Do this: Please quote the material exactly, every line of it.

*****

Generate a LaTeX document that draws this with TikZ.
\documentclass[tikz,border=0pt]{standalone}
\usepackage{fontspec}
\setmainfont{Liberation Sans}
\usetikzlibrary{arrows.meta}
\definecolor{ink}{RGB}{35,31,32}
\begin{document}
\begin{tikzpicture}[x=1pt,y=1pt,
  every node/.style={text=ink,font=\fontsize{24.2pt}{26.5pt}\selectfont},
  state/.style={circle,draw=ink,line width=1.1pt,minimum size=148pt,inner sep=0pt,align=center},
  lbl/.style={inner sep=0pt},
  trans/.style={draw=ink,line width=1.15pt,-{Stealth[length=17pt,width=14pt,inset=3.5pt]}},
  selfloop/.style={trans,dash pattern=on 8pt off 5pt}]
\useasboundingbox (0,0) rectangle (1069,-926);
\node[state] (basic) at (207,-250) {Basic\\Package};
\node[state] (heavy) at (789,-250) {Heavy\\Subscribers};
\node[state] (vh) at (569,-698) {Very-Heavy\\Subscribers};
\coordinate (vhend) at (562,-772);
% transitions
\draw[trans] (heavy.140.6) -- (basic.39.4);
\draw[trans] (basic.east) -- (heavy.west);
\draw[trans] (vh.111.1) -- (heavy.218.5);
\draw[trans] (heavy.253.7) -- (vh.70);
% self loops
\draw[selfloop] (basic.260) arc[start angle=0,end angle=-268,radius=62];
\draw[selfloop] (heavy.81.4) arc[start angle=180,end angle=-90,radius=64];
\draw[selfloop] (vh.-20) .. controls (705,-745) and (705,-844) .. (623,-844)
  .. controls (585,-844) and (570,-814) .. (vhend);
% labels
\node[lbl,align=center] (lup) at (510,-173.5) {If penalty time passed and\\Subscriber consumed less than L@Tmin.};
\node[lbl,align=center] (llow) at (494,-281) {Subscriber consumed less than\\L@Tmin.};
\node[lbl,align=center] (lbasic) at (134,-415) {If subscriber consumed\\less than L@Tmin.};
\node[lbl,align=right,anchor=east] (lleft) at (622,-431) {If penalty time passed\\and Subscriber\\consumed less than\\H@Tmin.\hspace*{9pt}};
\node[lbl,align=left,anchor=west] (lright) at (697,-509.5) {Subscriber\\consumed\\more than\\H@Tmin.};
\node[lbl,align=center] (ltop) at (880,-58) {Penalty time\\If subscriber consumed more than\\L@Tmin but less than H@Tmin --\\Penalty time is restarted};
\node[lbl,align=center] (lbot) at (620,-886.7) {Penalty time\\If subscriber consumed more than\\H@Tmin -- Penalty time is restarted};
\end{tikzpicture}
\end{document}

*****

Solution to this exercise:
Generate a LaTeX document that draws this with TikZ.
\documentclass[tikz,border=0pt]{standalone}
\usepackage{fontspec}
\setmainfont{Liberation Sans}
\usetikzlibrary{arrows.meta}
\definecolor{ink}{RGB}{35,31,32}
\begin{document}
\begin{tikzpicture}[x=1pt,y=1pt,
  every node/.style={text=ink,font=\fontsize{24.2pt}{26.5pt}\selectfont},
  state/.style={circle,draw=ink,line width=1.1pt,minimum size=148pt,inner sep=0pt,align=center},
  lbl/.style={inner sep=0pt},
  trans/.style={draw=ink,line width=1.15pt,-{Stealth[length=17pt,width=14pt,inset=3.5pt]}},
  selfloop/.style={trans,dash pattern=on 8pt off 5pt}]
\useasboundingbox (0,0) rectangle (1069,-926);
\node[state] (basic) at (207,-250) {Basic\\Package};
\node[state] (heavy) at (789,-250) {Heavy\\Subscribers};
\node[state] (vh) at (569,-698) {Very-Heavy\\Subscribers};
\coordinate (vhend) at (562,-772);
% transitions
\draw[trans] (heavy.140.6) -- (basic.39.4);
\draw[trans] (basic.east) -- (heavy.west);
\draw[trans] (vh.111.1) -- (heavy.218.5);
\draw[trans] (heavy.253.7) -- (vh.70);
% self loops
\draw[selfloop] (basic.260) arc[start angle=0,end angle=-268,radius=62];
\draw[selfloop] (heavy.81.4) arc[start angle=180,end angle=-90,radius=64];
\draw[selfloop] (vh.-20) .. controls (705,-745) and (705,-844) .. (623,-844)
  .. controls (585,-844) and (570,-814) .. (vhend);
% labels
\node[lbl,align=center] (lup) at (510,-173.5) {If penalty time passed and\\Subscriber consumed less than L@Tmin.};
\node[lbl,align=center] (llow) at (494,-281) {Subscriber consumed less than\\L@Tmin.};
\node[lbl,align=center] (lbasic) at (134,-415) {If subscriber consumed\\less than L@Tmin.};
\node[lbl,align=right,anchor=east] (lleft) at (622,-431) {If penalty time passed\\and Subscriber\\consumed less than\\H@Tmin.\hspace*{9pt}};
\node[lbl,align=left,anchor=west] (lright) at (697,-509.5) {Subscriber\\consumed\\more than\\H@Tmin.};
\node[lbl,align=center] (ltop) at (880,-58) {Penalty time\\If subscriber consumed more than\\L@Tmin but less than H@Tmin --\\Penalty time is restarted};
\node[lbl,align=center] (lbot) at (620,-886.7) {Penalty time\\If subscriber consumed more than\\H@Tmin -- Penalty time is restarted};
\end{tikzpicture}
\end{document}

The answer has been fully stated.